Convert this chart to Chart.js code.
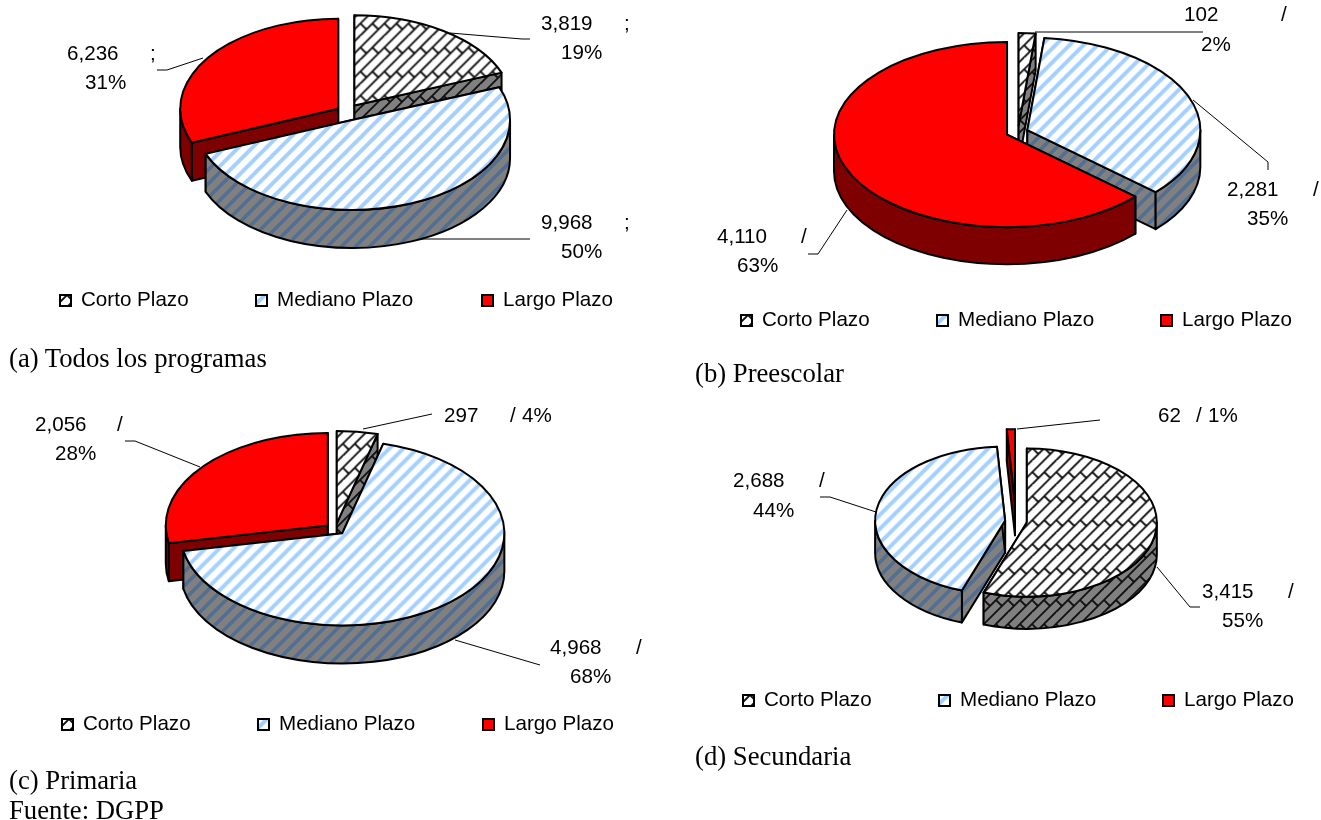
<!DOCTYPE html>
<html>
<head>
<meta charset="utf-8">
<script src="https://cdn.jsdelivr.net/npm/chart.js@4"></script>
<style>
html,body{margin:0;padding:0;background:#fff;overflow:hidden}
body{width:1321px;height:820px;position:relative}
canvas{position:absolute}
.cap{position:absolute;font:26.7px "Liberation Serif",serif;color:#000;white-space:nowrap;line-height:26px}
</style>
</head>
<body>
<canvas id="pieA" width="660" height="372" style="left:0;top:0"></canvas>
<canvas id="pieB" width="661" height="390" style="left:660px;top:0"></canvas>
<canvas id="pieC" width="660" height="448" style="left:0;top:372px"></canvas>
<canvas id="pieD" width="661" height="430" style="left:660px;top:390px"></canvas>
<div class="cap" style="left:9px;top:345px">(a) Todos los programas</div>
<div class="cap" style="left:695px;top:360px">(b) Preescolar</div>
<div class="cap" style="left:9px;top:767px">(c) Primaria</div>
<div class="cap" style="left:9px;top:797px">Fuente: DGPP</div>
<div class="cap" style="left:695px;top:743px">(d) Secundaria</div>
<script>
const categories=["Corto Plazo","Mediano Plazo","Largo Plazo"]
const valuesA=[3819,9968,6236]
const valuesB=[102,2281,4110]
const valuesC=[297,4968,2056]
const valuesD=[3415,2688,62]

const FONT='20.6px "Liberation Sans",Arial,sans-serif'

function brickTile(bg,line){
let c=document.createElement("canvas")
c.width=c.height=24
let g=c.getContext("2d")
g.fillStyle=bg
g.fillRect(0,0,24,24)
g.strokeStyle=line
g.lineWidth=1.8
g.beginPath()
for(let i=0;i<=4;i++){
let s=i*12
g.moveTo(0,s);g.lineTo(s,0)
g.moveTo(s,24);g.lineTo(24,s)
}
for(let ox=-24;ox<=24;ox+=24){
for(let oy=-24;oy<=24;oy+=24){
g.moveTo(ox,oy);g.lineTo(ox+6,oy+6)
g.moveTo(ox+12,oy);g.lineTo(ox+18,oy+6)
}
}
g.stroke()
return c
}

function stripeTile(bg,line,w){
let c=document.createElement("canvas")
c.width=c.height=14
let g=c.getContext("2d")
g.fillStyle=bg
g.fillRect(0,0,14,14)
g.strokeStyle=line
g.lineWidth=w
g.beginPath()
for(let s=-14;s<=42;s+=14){
g.moveTo(s-14,28);g.lineTo(s+28,-14)
}
g.stroke()
return c
}

const tiles={
top:[brickTile("#fff","#111"),stripeTile("#fff","#a3d0ff",4),"#ff0000"],
wall:[brickTile("#808080","#111"),stripeTile("#808080","#4f6f97",3.6),"#7f0000"]
}

function paint(ctx,tile,scaleY){
if(typeof tile==="string")return tile
let p=ctx.createPattern(tile,"repeat")
if(scaleY)p.setTransform(new DOMMatrix().scale(1,1/scaleY))
return p
}

function poly(ctx,fill,build){
ctx.beginPath()
build()
ctx.closePath()
ctx.fillStyle=fill
ctx.fill()
ctx.stroke()
}

function drawSlice(ctx,arc,i,L,walls){
let a1=arc.startAngle,a2=arc.endAngle,mid=(a1+a2)/2
let o=L.explode[i],R=arc.outerRadius,k=L.k,d=L.depth
let ex=L.cx+o*Math.cos(mid),ey=L.cy+k*o*Math.sin(mid)
ctx.lineWidth=2
ctx.lineJoin="round"
ctx.strokeStyle="#000"
let face=a=>poly(ctx,walls,()=>{
let px=ex+R*Math.cos(a),py=ey+k*R*Math.sin(a)
ctx.moveTo(ex,ey);ctx.lineTo(px,py);ctx.lineTo(px,py+d);ctx.lineTo(ex,ey+d)
})
face(a1)
face(a2)
let from=Math.max(a1,0),to=Math.min(a2,Math.PI)
if(to>from){
poly(ctx,walls,()=>{
ctx.ellipse(ex,ey,R,k*R,0,from,to)
ctx.ellipse(ex,ey+d,R,k*R,0,to,from,true)
})
}
// the top surface is the library's own arc, flattened
ctx.save()
ctx.translate(ex,ey)
ctx.scale(1,k)
ctx.translate(-arc.x,-arc.y)
arc.draw(ctx)
ctx.restore()
ctx.beginPath()
ctx.moveTo(ex,ey)
ctx.ellipse(ex,ey,R,k*R,0,a1,a2)
ctx.closePath()
ctx.stroke()
}

function drawPie(id,values,sep,L){
let canvas=document.getElementById(id)
let ctx=canvas.getContext("2d")
let total=values.reduce((a,b)=>a+b,0)
new Chart(canvas,{
type:"pie",
data:{
labels:categories,
datasets:[{
data:values,
borderWidth:0,
backgroundColor:tiles.top.map(t=>paint(ctx,t,L.k))
}]
},
options:{
responsive:false,
animation:false,
radius:L.radius,
plugins:{legend:{display:false},tooltip:{enabled:false}},
events:[]
},
plugins:[{
id:"pie3d",
beforeDatasetDraw(chart){
let c=chart.ctx
let arcs=chart.getDatasetMeta(0).data
c.save()
c.translate(-L.ox,-L.oy)
c.strokeStyle="#000"
c.lineWidth=1
L.labels.forEach(l=>{
c.beginPath()
l.leader.forEach((p,n)=>n?c.lineTo(p[0],p[1]):c.moveTo(p[0],p[1]))
c.stroke()
})
L.order.forEach(i=>drawSlice(c,arcs[i],i,L,paint(c,tiles.wall[i])))
c.restore()
return false
},
afterDraw(chart){
let c=chart.ctx
c.save()
c.translate(-L.ox,-L.oy)
c.font=FONT
c.fillStyle="#000"
c.textBaseline="middle"
L.labels.forEach((l,i)=>{
c.fillText(values[i].toLocaleString("en-US"),l.num[0],l.num[1])
c.fillText(sep,l.sep,l.num[1])
c.fillText(Math.round(values[i]/total*100)+"%",l.pct[0],l.pct[1])
})
categories.forEach((name,i)=>{
let x=L.legend[i]
// swatch pattern is anchored to the swatch so a stripe always crosses it
c.save()
c.translate(x-5,L.legendY-5)
c.fillStyle=paint(c,tiles.top[i])
c.strokeStyle="#000"
c.lineWidth=2
c.fillRect(5,0,11,11)
c.strokeRect(5,0,11,11)
c.restore()
c.fillStyle="#000"
c.fillText(name,x+21,L.legendY)
})
c.restore()
}
}]
})
}

drawPie("pieA",valuesA,";",{
ox:0,oy:0,cx:346.5,cy:112,radius:158,k:0.57,depth:38,
explode:[14,15,10],order:[0,2,1],
legend:[60,256,482],legendY:300,
labels:[
{num:[541,24],sep:624,pct:[561,53],leader:[[450,33],[522,39],[530,39]]},
{num:[541,223],sep:624,pct:[561,252],leader:[[417,239],[530,239]]},
{num:[67,54],sep:150,pct:[85,83],leader:[[203,58],[167,70],[157,70]]}
]
})

drawPie("pieB",valuesB,"/",{
ox:660,oy:0,cx:1018,cy:132,radius:173,k:0.535,depth:37,
explode:[12,10,12],order:[0,1,2],
legend:[741,937,1161],legendY:320,
labels:[
{num:[1184,15],sep:1281,pct:[1201,45],leader:[[1035,32],[1203,32]]},
{num:[1227,190],sep:1313,pct:[1247,219],leader:[[1193,100],[1268,162],[1268,170]]},
{num:[717,237],sep:801,pct:[737,266],leader:[[847,210],[818,254],[808,254]]}
]
})

drawPie("pieC",valuesC,"/",{
ox:0,oy:372,cx:335.5,cy:529,radius:162,k:0.57,depth:38,
explode:[10,10,10],order:[0,2,1],
legend:[62,258,483],legendY:724,
labels:[
{num:[444,416],sep:510,pct:[522,416],leader:[[363,429],[432,414]]},
{num:[550,648],sep:636,pct:[570,677],leader:[[455,640],[540,665]]},
{num:[35,425],sep:117,pct:[55,454],leader:[[200,467],[135,441],[125,441]]}
]
})

drawPie("pieD",valuesD,"/",{
ox:660,oy:390,cx:1016,cy:521.5,radius:130,k:0.57,depth:32,
explode:[11,11,32],order:[2,1,0],
legend:[743,939,1163],legendY:700,
labels:[
{num:[1202,592],sep:1288,pct:[1222,621],leader:[[1157,567],[1190,607],[1200,607]]},
{num:[733,481],sep:819,pct:[753,511],leader:[[876,512],[830,497],[820,497]]},
{num:[1158,416],sep:1196,pct:[1208,416],leader:[[1017,429],[1100,420]]}
]
})
</script>
</body>
</html>
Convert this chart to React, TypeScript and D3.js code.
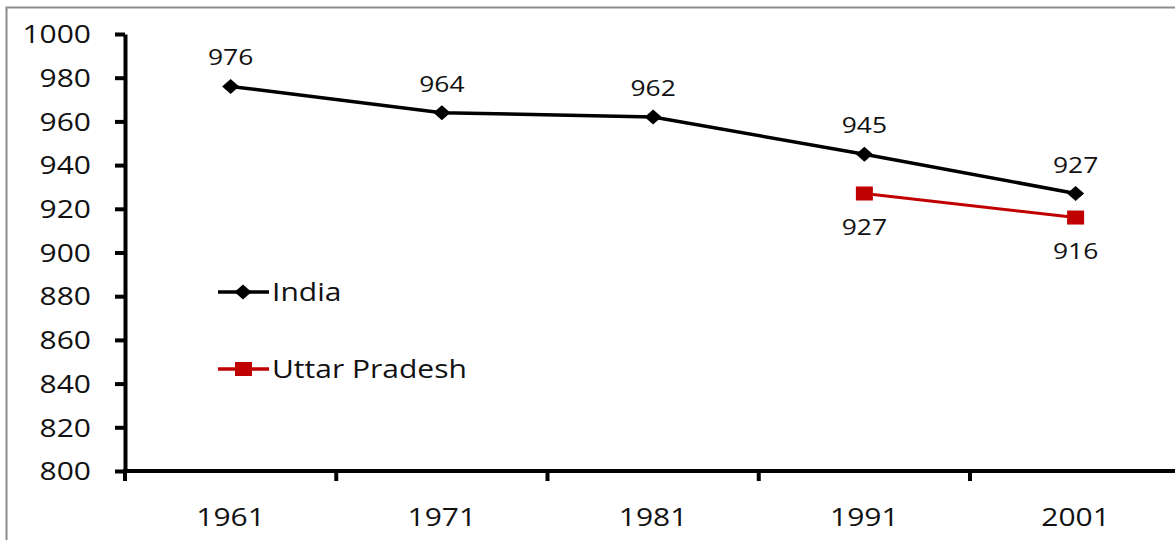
+ + +
▸ **Prompt**
Repeat exactly and only the lines from the start of the data above through the line that holds "const valuesD=[3415,2688,62]", inclusive. Pictures do not belong in the copy.

▸ **Response to the task**
Convert this chart to Chart.js code.
<!DOCTYPE html>
<html>
<head>
<meta charset="utf-8">
<script src="https://cdn.jsdelivr.net/npm/chart.js@4"></script>
<style>
html,body{margin:0;padding:0;background:#fff;overflow:hidden}
body{width:1321px;height:820px;position:relative}
canvas{position:absolute}
.cap{position:absolute;font:26.7px "Liberation Serif",serif;color:#000;white-space:nowrap;line-height:26px}
</style>
</head>
<body>
<canvas id="pieA" width="660" height="372" style="left:0;top:0"></canvas>
<canvas id="pieB" width="661" height="390" style="left:660px;top:0"></canvas>
<canvas id="pieC" width="660" height="448" style="left:0;top:372px"></canvas>
<canvas id="pieD" width="661" height="430" style="left:660px;top:390px"></canvas>
<div class="cap" style="left:9px;top:345px">(a) Todos los programas</div>
<div class="cap" style="left:695px;top:360px">(b) Preescolar</div>
<div class="cap" style="left:9px;top:767px">(c) Primaria</div>
<div class="cap" style="left:9px;top:797px">Fuente: DGPP</div>
<div class="cap" style="left:695px;top:743px">(d) Secundaria</div>
<script>
const categories=["Corto Plazo","Mediano Plazo","Largo Plazo"]
const valuesA=[3819,9968,6236]
const valuesB=[102,2281,4110]
const valuesC=[297,4968,2056]
const valuesD=[3415,2688,62]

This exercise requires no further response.